Metabolic reprogramming in macrophages and dendritic cells in innate immunity

Abstract

Activation of macrophages and dendritic cells (DCs) by pro-inflammatory stimuli causes them to undergo a metabolic switch towards glycolysis and away from oxidative phosphorylation (OXPHOS), similar to the Warburg effect in tumors. However, it is only recently that the mechanisms responsible for this metabolic reprogramming have been elucidated in more detail. The transcription factor hypoxia-inducible factor-1α (HIF-1α) plays an important role under conditions of both hypoxia and normoxia. The withdrawal of citrate from the tricarboxylic acid (TCA) cycle has been shown to be critical for lipid biosynthesis in both macrophages and DCs. Interference with this process actually abolishes the ability of DCs to activate T cells. Another TCA cycle intermediate, succinate, activates HIF-1α and promotes inflammatory gene expression. These new insights are providing us with a deeper understanding of the role of metabolic reprogramming in innate immunity.

Figure 1

The Warburg effect. (A) In resting cells, glucose is metabolized to pyruvate via glycolysis. Some pyruvate is converted to lactate, but most is directed to the TCA cycle via acetyl-CoA. The TCA cycle generates NADH, which donates electrons to the mitochondrial electron transport chain so that OXPHOS can progress. (B) In highly proliferative or tumour cells, the metabolic profile switches from OXPHOS to aerobic glycolysis, known as the Warburg effect. Mature innate immune cells also rely on glycolysis, although they do not proliferate after activation. The majority of the pyruvate generated by glycolysis is converted to lactate, and glycolytic intermediates build up, meeting the high energy demand of the cell. Glycolysis is the source of ATP in these cells, and also provides glucose-6-phosphate for nucleotide biosynthesis in the PPP.

Figure 2

Mechanisms of LPS-induced Warburg metabolism in macrophages or DCs.
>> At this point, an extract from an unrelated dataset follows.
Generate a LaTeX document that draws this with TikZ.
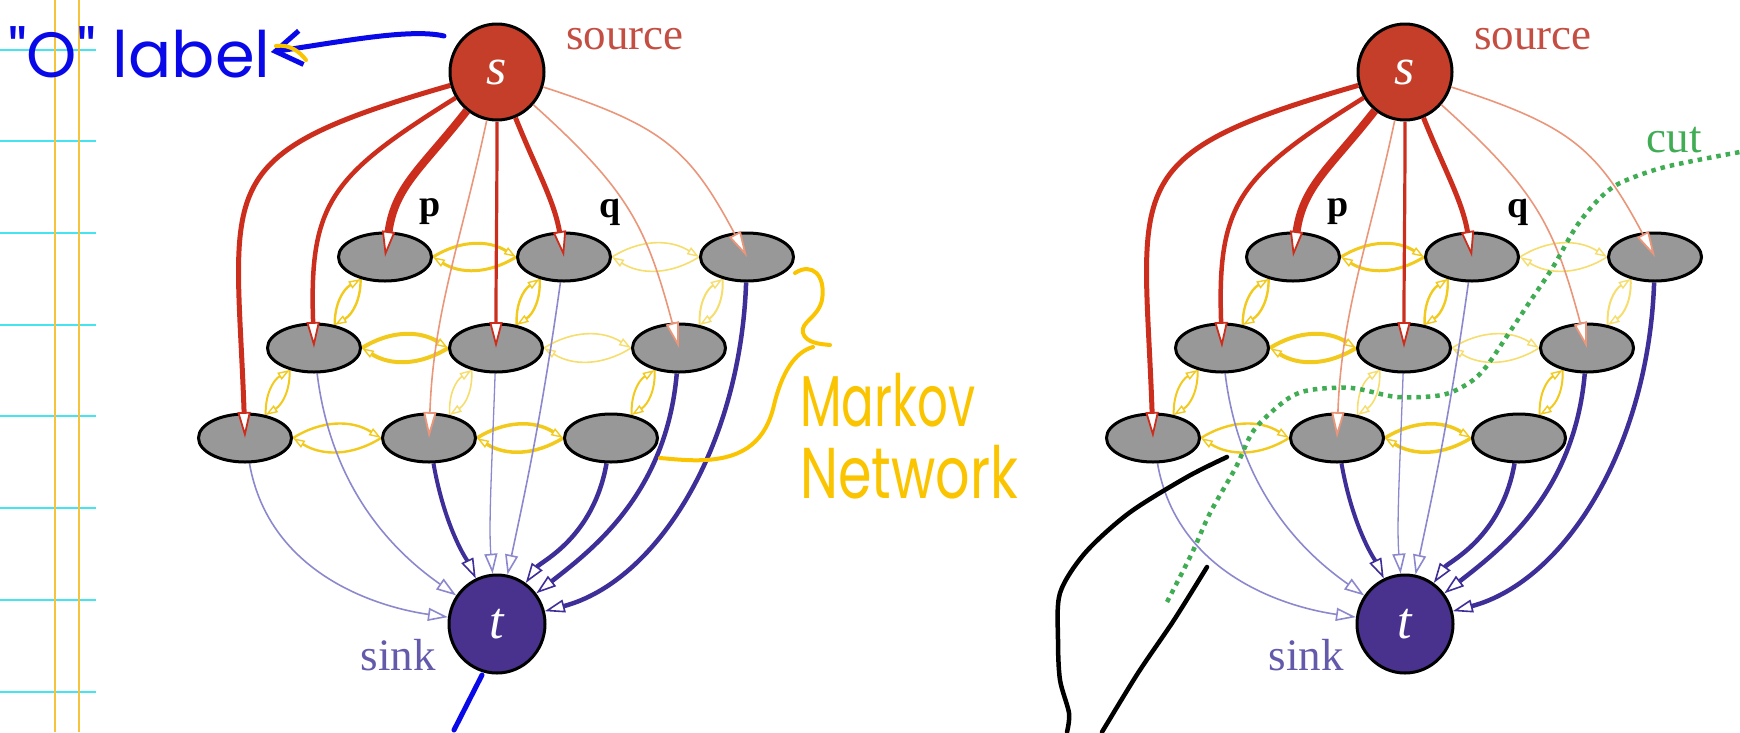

Upon LPS stimulation of TLR4, a range of metabolic changes occur in macrophages or DCs. (1) LPS activation upregulates iNOS expression, increasing the production of NO, which nitrosylates and thus inhibits target proteins in the mitochondrial electron transport chain, thereby dampening OXPHOS. (2) LPS activates mTOR, thereby increasing the translation of mRNA with 5′-TOP sequences, including HIF-1α mRNA. HIF-1α then increases expression of its target genes. (3) LPS increases expression of u-PFK2, an isoform of PFK2, thereby increasing levels of the metabolite F-2,6-BP. F-2,6-BP activates the glycolytic enzyme 6-phosphofructo-1-kinase. (4) Finally, LPS inhibits AMPK, resulting in decreased β-oxidation of fatty acids and mitochondrial biogenesis.

Figure 3

Roles of citrate and succinate in macrophage and DC activation by LPS. Metabolic intermediates of the TCA cycle, such as citrate and succinate, can act as signaling molecules in macrophages and DCs, even when TCA cycle activity is decreased. LPS increases expression of the citrate carrier, Slc25a1, which could lead to increased transport of citrate out of the mitochondria. Citrate is then metabolized to acetyl-CoA and oxaloacetate by ACLY. Acetyl-CoA is used in fatty acid synthesis and also provides acetyl groups for acetylation of histone proteins. The conversion of oxaloacetate to pyruvate generates NADPH, which serves as a substrate in both iNOS-catalyzed NO production and NADPH oxidase-catalyzed ROS generation. NO nitrosylates and inhibits components of the mitochondrial electron transport chain and thus inhibits OXPHOS. ROS can stabilize HIF1α, and thus promote glycolysis and sustain transcription of the pro-inflammatory cytokine IL-1β. Succinate also promotes HIF-1α stabilization by inhibiting PHD enzymes, which, when active, hydroxylate and increase the degradation of HIF-1α. Succinate is also used to succinylate proteins, a post-translational modification with as yet unknown consequences. Sources of succinate in an LPS-activated macrophage include glutamine metabolism (anaplerosis and the GABA shunt), and possibly the glyoxylate shunt.

Figure 4

Metabolic differences between M1 and M2 macrophages. M1 macrophages rely on glycolysis for ATP production and have increased levels of iNOS, HIF-1α and u-PFK2, while M2 macrophages are fueled by OXPHOS and have increased levels of Arg-1, AMPK and PFKFB1. M1 macrophages release pro-inflammatory cytokines such as IL-1β, while M2 macrophages are involved in the response to parasite infection, as well as in wound healing, and they release the anti-inflammatory cytokine IL-10. In fact, it is thought that a spectrum of macrophage activation exists, with different populations of macrophages exhibiting different inflammatory and metabolic phenotypes.